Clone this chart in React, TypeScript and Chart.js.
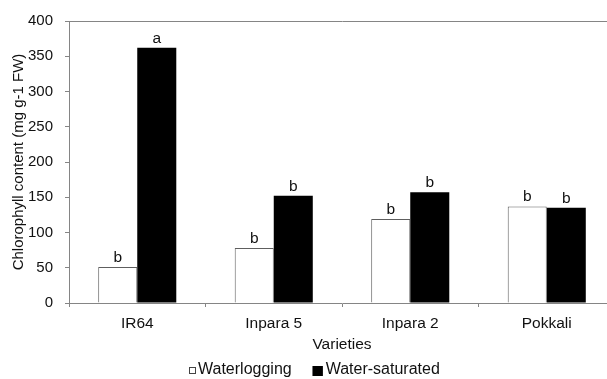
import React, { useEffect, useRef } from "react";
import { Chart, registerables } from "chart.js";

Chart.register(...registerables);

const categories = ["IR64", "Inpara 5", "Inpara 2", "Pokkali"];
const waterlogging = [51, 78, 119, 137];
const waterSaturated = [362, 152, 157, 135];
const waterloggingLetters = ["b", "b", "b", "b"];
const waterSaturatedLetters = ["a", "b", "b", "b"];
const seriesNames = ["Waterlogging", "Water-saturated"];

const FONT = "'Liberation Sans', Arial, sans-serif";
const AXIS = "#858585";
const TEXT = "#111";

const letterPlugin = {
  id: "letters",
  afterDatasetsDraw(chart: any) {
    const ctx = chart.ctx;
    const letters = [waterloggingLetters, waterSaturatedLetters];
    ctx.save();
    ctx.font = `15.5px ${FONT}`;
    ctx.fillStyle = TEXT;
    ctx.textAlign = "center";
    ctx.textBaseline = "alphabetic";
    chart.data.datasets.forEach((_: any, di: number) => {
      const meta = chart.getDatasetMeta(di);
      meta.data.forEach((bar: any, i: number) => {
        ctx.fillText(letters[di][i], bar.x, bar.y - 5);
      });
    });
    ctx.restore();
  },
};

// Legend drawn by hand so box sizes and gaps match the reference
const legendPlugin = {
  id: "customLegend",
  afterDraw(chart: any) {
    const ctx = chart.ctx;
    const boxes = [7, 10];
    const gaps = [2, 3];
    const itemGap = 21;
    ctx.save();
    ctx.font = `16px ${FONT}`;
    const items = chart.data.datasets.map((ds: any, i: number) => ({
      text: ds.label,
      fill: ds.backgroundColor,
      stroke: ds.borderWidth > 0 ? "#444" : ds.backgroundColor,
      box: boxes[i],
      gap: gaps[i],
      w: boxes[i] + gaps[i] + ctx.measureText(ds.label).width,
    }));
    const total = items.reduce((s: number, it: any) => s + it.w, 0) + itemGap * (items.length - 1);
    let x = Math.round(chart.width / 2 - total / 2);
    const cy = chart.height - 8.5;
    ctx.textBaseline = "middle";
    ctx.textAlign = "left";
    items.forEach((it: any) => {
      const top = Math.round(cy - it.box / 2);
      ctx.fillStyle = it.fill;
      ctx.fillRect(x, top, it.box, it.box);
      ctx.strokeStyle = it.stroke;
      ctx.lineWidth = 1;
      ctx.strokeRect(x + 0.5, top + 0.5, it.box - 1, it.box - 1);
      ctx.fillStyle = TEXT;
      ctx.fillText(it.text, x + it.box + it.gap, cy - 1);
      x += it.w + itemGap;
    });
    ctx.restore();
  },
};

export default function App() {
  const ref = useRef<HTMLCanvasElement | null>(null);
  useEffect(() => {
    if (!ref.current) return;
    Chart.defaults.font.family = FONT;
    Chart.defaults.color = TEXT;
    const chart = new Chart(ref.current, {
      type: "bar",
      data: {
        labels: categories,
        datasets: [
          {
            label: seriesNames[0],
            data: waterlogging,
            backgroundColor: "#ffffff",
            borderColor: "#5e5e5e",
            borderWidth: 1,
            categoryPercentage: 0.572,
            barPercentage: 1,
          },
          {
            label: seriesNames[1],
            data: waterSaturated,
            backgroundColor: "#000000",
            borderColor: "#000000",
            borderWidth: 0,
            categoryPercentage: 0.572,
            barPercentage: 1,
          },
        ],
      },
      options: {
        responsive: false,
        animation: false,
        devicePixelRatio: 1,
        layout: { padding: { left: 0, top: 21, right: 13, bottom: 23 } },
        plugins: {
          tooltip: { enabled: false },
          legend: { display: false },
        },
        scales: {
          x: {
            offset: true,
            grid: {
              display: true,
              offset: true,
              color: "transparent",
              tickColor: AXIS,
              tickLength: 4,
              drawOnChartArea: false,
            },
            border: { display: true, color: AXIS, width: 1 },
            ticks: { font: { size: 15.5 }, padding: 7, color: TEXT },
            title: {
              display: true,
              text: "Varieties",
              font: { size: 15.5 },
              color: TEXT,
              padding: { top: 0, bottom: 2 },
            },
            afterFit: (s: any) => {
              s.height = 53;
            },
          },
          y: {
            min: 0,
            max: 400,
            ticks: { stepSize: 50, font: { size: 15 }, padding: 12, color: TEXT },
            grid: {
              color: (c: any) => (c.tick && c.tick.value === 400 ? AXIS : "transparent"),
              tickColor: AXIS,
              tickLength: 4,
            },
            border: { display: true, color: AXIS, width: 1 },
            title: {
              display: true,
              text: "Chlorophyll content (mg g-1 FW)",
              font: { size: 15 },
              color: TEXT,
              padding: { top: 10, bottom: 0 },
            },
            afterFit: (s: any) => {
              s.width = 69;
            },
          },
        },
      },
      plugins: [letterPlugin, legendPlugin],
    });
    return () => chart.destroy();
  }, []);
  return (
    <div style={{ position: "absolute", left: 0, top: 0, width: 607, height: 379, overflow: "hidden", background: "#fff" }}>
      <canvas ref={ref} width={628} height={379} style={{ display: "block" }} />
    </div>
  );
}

------------------------------

(What the task asks): Each line above is to be copied verbatim. Drop any image from the copy.

(Written solution):
Clone this chart in React, TypeScript and Chart.js.
import React, { useEffect, useRef } from "react";
import { Chart, registerables } from "chart.js";

Chart.register(...registerables);

const categories = ["IR64", "Inpara 5", "Inpara 2", "Pokkali"];
const waterlogging = [51, 78, 119, 137];
const waterSaturated = [362, 152, 157, 135];
const waterloggingLetters = ["b", "b", "b", "b"];
const waterSaturatedLetters = ["a", "b", "b", "b"];
const seriesNames = ["Waterlogging", "Water-saturated"];

const FONT = "'Liberation Sans', Arial, sans-serif";
const AXIS = "#858585";
const TEXT = "#111";

const letterPlugin = {
  id: "letters",
  afterDatasetsDraw(chart: any) {
    const ctx = chart.ctx;
    const letters = [waterloggingLetters, waterSaturatedLetters];
    ctx.save();
    ctx.font = `15.5px ${FONT}`;
    ctx.fillStyle = TEXT;
    ctx.textAlign = "center";
    ctx.textBaseline = "alphabetic";
    chart.data.datasets.forEach((_: any, di: number) => {
      const meta = chart.getDatasetMeta(di);
      meta.data.forEach((bar: any, i: number) => {
        ctx.fillText(letters[di][i], bar.x, bar.y - 5);
      });
    });
    ctx.restore();
  },
};

// Legend drawn by hand so box sizes and gaps match the reference
const legendPlugin = {
  id: "customLegend",
  afterDraw(chart: any) {
    const ctx = chart.ctx;
    const boxes = [7, 10];
    const gaps = [2, 3];
    const itemGap = 21;
    ctx.save();
    ctx.font = `16px ${FONT}`;
    const items = chart.data.datasets.map((ds: any, i: number) => ({
      text: ds.label,
      fill: ds.backgroundColor,
      stroke: ds.borderWidth > 0 ? "#444" : ds.backgroundColor,
      box: boxes[i],
      gap: gaps[i],
      w: boxes[i] + gaps[i] + ctx.measureText(ds.label).width,
    }));
    const total = items.reduce((s: number, it: any) => s + it.w, 0) + itemGap * (items.length - 1);
    let x = Math.round(chart.width / 2 - total / 2);
    const cy = chart.height - 8.5;
    ctx.textBaseline = "middle";
    ctx.textAlign = "left";
    items.forEach((it: any) => {
      const top = Math.round(cy - it.box / 2);
      ctx.fillStyle = it.fill;
      ctx.fillRect(x, top, it.box, it.box);
      ctx.strokeStyle = it.stroke;
      ctx.lineWidth = 1;
      ctx.strokeRect(x + 0.5, top + 0.5, it.box - 1, it.box - 1);
      ctx.fillStyle = TEXT;
      ctx.fillText(it.text, x + it.box + it.gap, cy - 1);
      x += it.w + itemGap;
    });
    ctx.restore();
  },
};

export default function App() {
  const ref = useRef<HTMLCanvasElement | null>(null);
  useEffect(() => {
    if (!ref.current) return;
    Chart.defaults.font.family = FONT;
    Chart.defaults.color = TEXT;
    const chart = new Chart(ref.current, {
      type: "bar",
      data: {
        labels: categories,
        datasets: [
          {
            label: seriesNames[0],
            data: waterlogging,
            backgroundColor: "#ffffff",
            borderColor: "#5e5e5e",
            borderWidth: 1,
            categoryPercentage: 0.572,
            barPercentage: 1,
          },
          {
            label: seriesNames[1],
            data: waterSaturated,
            backgroundColor: "#000000",
            borderColor: "#000000",
            borderWidth: 0,
            categoryPercentage: 0.572,
            barPercentage: 1,
          },
        ],
      },
      options: {
        responsive: false,
        animation: false,
        devicePixelRatio: 1,
        layout: { padding: { left: 0, top: 21, right: 13, bottom: 23 } },
        plugins: {
          tooltip: { enabled: false },
          legend: { display: false },
        },
        scales: {
          x: {
            offset: true,
            grid: {
              display: true,
              offset: true,
              color: "transparent",
              tickColor: AXIS,
              tickLength: 4,
              drawOnChartArea: false,
            },
            border: { display: true, color: AXIS, width: 1 },
            ticks: { font: { size: 15.5 }, padding: 7, color: TEXT },
            title: {
              display: true,
              text: "Varieties",
              font: { size: 15.5 },
              color: TEXT,
              padding: { top: 0, bottom: 2 },
            },
            afterFit: (s: any) => {
              s.height = 53;
            },
          },
          y: {
            min: 0,
            max: 400,
            ticks: { stepSize: 50, font: { size: 15 }, padding: 12, color: TEXT },
            grid: {
              color: (c: any) => (c.tick && c.tick.value === 400 ? AXIS : "transparent"),
              tickColor: AXIS,
              tickLength: 4,
            },
            border: { display: true, color: AXIS, width: 1 },
            title: {
              display: true,
              text: "Chlorophyll content (mg g-1 FW)",
              font: { size: 15 },
              color: TEXT,
              padding: { top: 10, bottom: 0 },
            },
            afterFit: (s: any) => {
              s.width = 69;
            },
          },
        },
      },
      plugins: [letterPlugin, legendPlugin],
    });
    return () => chart.destroy();
  }, []);
  return (
    <div style={{ position: "absolute", left: 0, top: 0, width: 607, height: 379, overflow: "hidden", background: "#fff" }}>
      <canvas ref={ref} width={628} height={379} style={{ display: "block" }} />
    </div>
  );
}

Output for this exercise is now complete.